I leave the sun and I am the frosted glass beside your front door, all at once, no in-between. They tell me a corridor of dark happened, eight minutes long, ninety-three million miles wide. I was not there for it. I was born and I am the little glowing button, that soft amber circle warm as a held breath, the one thing on your porch that says press me.
And here, disaster: the warm creature does not press. It stands. It shifts weight foot to foot. It fixes its face, smooths the front of its shirt, holds a covered dish, and does the impossible thing, the thing I have crossed a solar system unable to do. It waits. On the button my light pools and pools, ready, blazing patient, and the creature will not touch it, and I cannot understand a single grain of what fills the space between arriving and arriving.

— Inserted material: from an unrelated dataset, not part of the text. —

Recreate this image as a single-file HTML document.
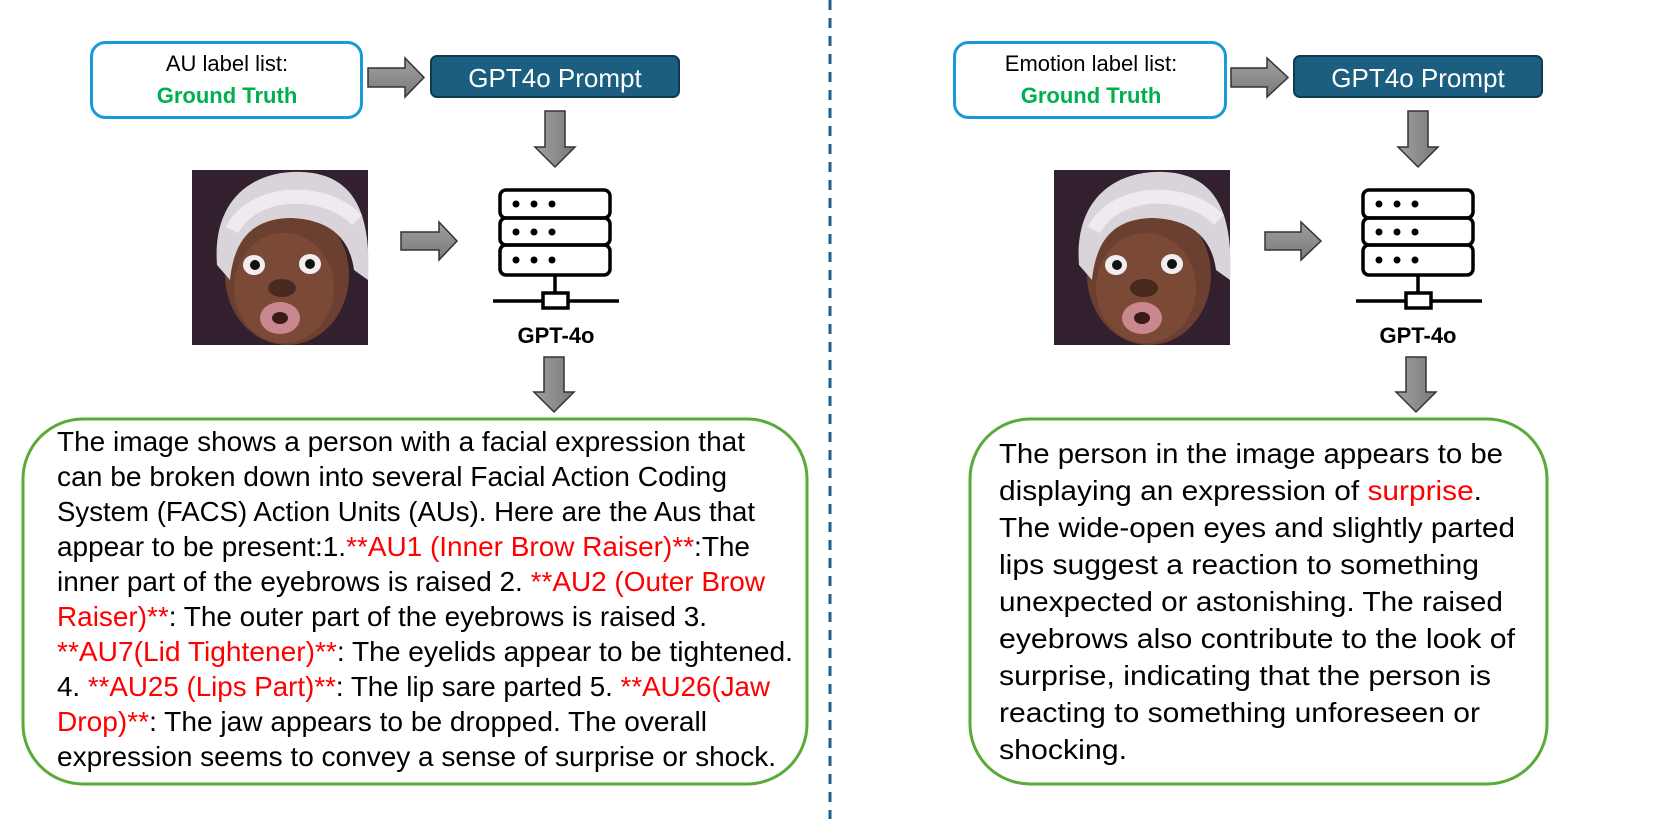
<!DOCTYPE html>
<html><head><meta charset="utf-8"><style>
html,body{margin:0;padding:0;background:#fff;}
svg{display:block;}
text{font-family:"Liberation Sans",sans-serif;}
</style></head><body>
<svg width="1661" height="819" viewBox="0 0 1661 819" xmlns="http://www.w3.org/2000/svg">
<defs>
<linearGradient id="ag" x1="0" y1="0" x2="0" y2="1"><stop offset="0" stop-color="#a0a0a0"/><stop offset="1" stop-color="#7a7a7a"/></linearGradient>
<linearGradient id="agh" x1="0" y1="0" x2="1" y2="0"><stop offset="0" stop-color="#a0a0a0"/><stop offset="1" stop-color="#7a7a7a"/></linearGradient>
<g id="face">
<rect x="0" y="0" width="176" height="175" fill="#2a1a26"/>
<rect x="0" y="0" width="176" height="175" fill="#3a2433" opacity="0.6"/>
<ellipse cx="95" cy="105" rx="62" ry="70" fill="#6b4030"/>
<ellipse cx="92" cy="118" rx="50" ry="55" fill="#7a4a36"/>
<path d="M25,95 C20,30 60,0 110,2 C160,4 180,40 176,110 L162,100 C158,70 140,50 100,48 C60,48 42,70 38,110 Z" fill="#d8d4da"/>
<path d="M40,60 C60,20 130,15 165,50" stroke="#eeeaf0" stroke-width="14" fill="none"/>
<ellipse cx="62" cy="95" rx="11" ry="10" fill="#f2eeee"/><circle cx="63" cy="95" r="5" fill="#111"/>
<ellipse cx="118" cy="94" rx="11" ry="10" fill="#f2eeee"/><circle cx="118" cy="94" r="5" fill="#111"/>
<ellipse cx="90" cy="118" rx="14" ry="9" fill="#4a2a20"/>
<ellipse cx="88" cy="148" rx="20" ry="16" fill="#c98890"/>
<ellipse cx="88" cy="148" rx="8" ry="6" fill="#3a1a1a"/>
</g>
<g id="server" fill="none" stroke="#000" stroke-width="3.5">
<rect x="0" y="0" width="110" height="28" rx="6"/>
<rect x="0" y="28" width="110" height="27" rx="6"/>
<rect x="0" y="55" width="110" height="30" rx="6"/>
<line x1="55" y1="85" x2="55" y2="103"/>
<line x1="-7" y1="111" x2="119" y2="111"/>
<rect x="43" y="103" width="25" height="15" fill="#fff"/>
<g fill="#000" stroke="none">
<circle cx="16" cy="14" r="3.5"/><circle cx="34" cy="14" r="3.5"/><circle cx="52" cy="14" r="3.5"/>
<circle cx="16" cy="42" r="3.5"/><circle cx="34" cy="42" r="3.5"/><circle cx="52" cy="42" r="3.5"/>
<circle cx="16" cy="70" r="3.5"/><circle cx="34" cy="70" r="3.5"/><circle cx="52" cy="70" r="3.5"/>
</g>
</g>
</defs>

<!-- divider -->
<line x1="830" y1="0" x2="830" y2="819" stroke="#1f6088" stroke-width="3" stroke-dasharray="10,8"/>

<!-- LEFT -->
<rect x="91.5" y="42.5" width="270" height="75" rx="14" fill="#fff" stroke="#1a9ad6" stroke-width="3"/>
<text x="227" y="71" font-size="22" text-anchor="middle" fill="#000">AU label list:</text>
<text x="227" y="103" font-size="22" font-weight="bold" text-anchor="middle" fill="#00b050">Ground Truth</text>
<path d="M368,68 L405,68 L405,58 L424,77.5 L405,97 L405,87 L368,87 Z" fill="url(#ag)" stroke="#333" stroke-width="1.5"/>
<rect x="431" y="56" width="248" height="41" rx="6" fill="#1b5e80" stroke="#0e3a52" stroke-width="2"/>
<text x="555" y="87" font-size="26" text-anchor="middle" fill="#fff">GPT4o Prompt</text>
<path d="M545,111 L565,111 L565,147 L575,147 L555,167 L535,147 L545,147 Z" fill="url(#agh)" stroke="#333" stroke-width="1.5"/>
<use href="#face" x="192" y="170"/>
<path d="M401,232 L439,232 L439,222 L457,241 L439,260 L439,250 L401,250 Z" fill="url(#ag)" stroke="#333" stroke-width="1.5"/>
<use href="#server" x="500" y="190"/>
<text x="556" y="343" font-size="22" font-weight="bold" text-anchor="middle" fill="#000">GPT-4o</text>
<path d="M544,357 L564,357 L564,392 L574,392 L554,412 L534,392 L544,392 Z" fill="url(#agh)" stroke="#333" stroke-width="1.5"/>
<rect x="23" y="419" width="784" height="365" rx="60" fill="#fff" stroke="#5aaa3a" stroke-width="3"/>
<g font-size="28" fill="#000">
<text x="57" y="451" textLength="688" lengthAdjust="spacingAndGlyphs">The image shows a person with a facial expression that</text>
<text x="57" y="486" textLength="670" lengthAdjust="spacingAndGlyphs">can be broken down into several Facial Action Coding</text>
<text x="57" y="521" textLength="698" lengthAdjust="spacingAndGlyphs">System (FACS) Action Units (AUs). Here are the Aus that</text>
<text x="57" y="556" textLength="693" lengthAdjust="spacingAndGlyphs">appear to be present:1.<tspan fill="#ff0000">**AU1 (Inner Brow Raiser)**</tspan>:The</text>
<text x="57" y="591" textLength="708" lengthAdjust="spacingAndGlyphs">inner part of the eyebrows is raised 2. <tspan fill="#ff0000">**AU2 (Outer Brow</tspan></text>
<text x="57" y="626" textLength="650" lengthAdjust="spacingAndGlyphs"><tspan fill="#ff0000">Raiser)**</tspan>: The outer part of the eyebrows is raised 3.</text>
<text x="57" y="661" textLength="736" lengthAdjust="spacingAndGlyphs"><tspan fill="#ff0000">**AU7(Lid Tightener)**</tspan>: The eyelids appear to be tightened.</text>
<text x="57" y="696" textLength="713" lengthAdjust="spacingAndGlyphs">4. <tspan fill="#ff0000">**AU25 (Lips Part)**</tspan>: The lip sare parted 5. <tspan fill="#ff0000">**AU26(Jaw</tspan></text>
<text x="57" y="731" textLength="650" lengthAdjust="spacingAndGlyphs"><tspan fill="#ff0000">Drop)**</tspan>: The jaw appears to be dropped. The overall</text>
<text x="57" y="766" textLength="719" lengthAdjust="spacingAndGlyphs">expression seems to convey a sense of surprise or shock.</text>
</g>

<!-- RIGHT -->
<rect x="954.5" y="42.5" width="271" height="75" rx="14" fill="#fff" stroke="#1a9ad6" stroke-width="3"/>
<text x="1091" y="71" font-size="22" text-anchor="middle" fill="#000">Emotion label list:</text>
<text x="1091" y="103" font-size="22" font-weight="bold" text-anchor="middle" fill="#00b050">Ground Truth</text>
<path d="M1231,68 L1267,68 L1267,58 L1288,77.5 L1267,97 L1267,87 L1231,87 Z" fill="url(#ag)" stroke="#333" stroke-width="1.5"/>
<rect x="1294" y="56" width="248" height="41" rx="6" fill="#1b5e80" stroke="#0e3a52" stroke-width="2"/>
<text x="1418" y="87" font-size="26" text-anchor="middle" fill="#fff">GPT4o Prompt</text>
<path d="M1408,111 L1428,111 L1428,147 L1438,147 L1418,167 L1398,147 L1408,147 Z" fill="url(#agh)" stroke="#333" stroke-width="1.5"/>
<use href="#face" x="1054" y="170"/>
<path d="M1265,232 L1301,232 L1301,222 L1321,241 L1301,260 L1301,250 L1265,250 Z" fill="url(#ag)" stroke="#333" stroke-width="1.5"/>
<use href="#server" x="1363" y="190"/>
<text x="1418" y="343" font-size="22" font-weight="bold" text-anchor="middle" fill="#000">GPT-4o</text>
<path d="M1406,357 L1426,357 L1426,392 L1436,392 L1416,412 L1396,392 L1406,392 Z" fill="url(#agh)" stroke="#333" stroke-width="1.5"/>
<rect x="970" y="419" width="577" height="365" rx="60" fill="#fff" stroke="#5aaa3a" stroke-width="3"/>
<g font-size="28" fill="#000">
<text x="999" y="463" textLength="504" lengthAdjust="spacingAndGlyphs">The person in the image appears to be</text>
<text x="999" y="500" textLength="483" lengthAdjust="spacingAndGlyphs">displaying an expression of <tspan fill="#ff0000">surprise</tspan>.</text>
<text x="999" y="537" textLength="516" lengthAdjust="spacingAndGlyphs">The wide-open eyes and slightly parted</text>
<text x="999" y="574" textLength="480" lengthAdjust="spacingAndGlyphs">lips suggest a reaction to something</text>
<text x="999" y="611" textLength="504" lengthAdjust="spacingAndGlyphs">unexpected or astonishing. The raised</text>
<text x="999" y="648" textLength="516" lengthAdjust="spacingAndGlyphs">eyebrows also contribute to the look of</text>
<text x="999" y="685" textLength="492" lengthAdjust="spacingAndGlyphs">surprise, indicating that the person is</text>
<text x="999" y="722" textLength="481" lengthAdjust="spacingAndGlyphs">reacting to something unforeseen or</text>
<text x="999" y="759" textLength="128" lengthAdjust="spacingAndGlyphs">shocking.</text>
</g>
</svg>
</body></html>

Then the finger. The finger lands on me and I am the glow under a knuckle, I am the shine on a chipped fingernail, I am a smear across a nervous eye pressed close to see if anyone is home. Inside, they say, a chime rings and footsteps come and hearts do their slow warm counting. I would love to hear it. I will never hear it.
The door opens. I am the flood across the welcome mat, the flash off a wet eye that recognizes the face it waited for. I leave the sun and I am that meeting, the whole eight-minute dark of it folded into now, and I end exactly where I began: on the threshold, in the eye, arriving.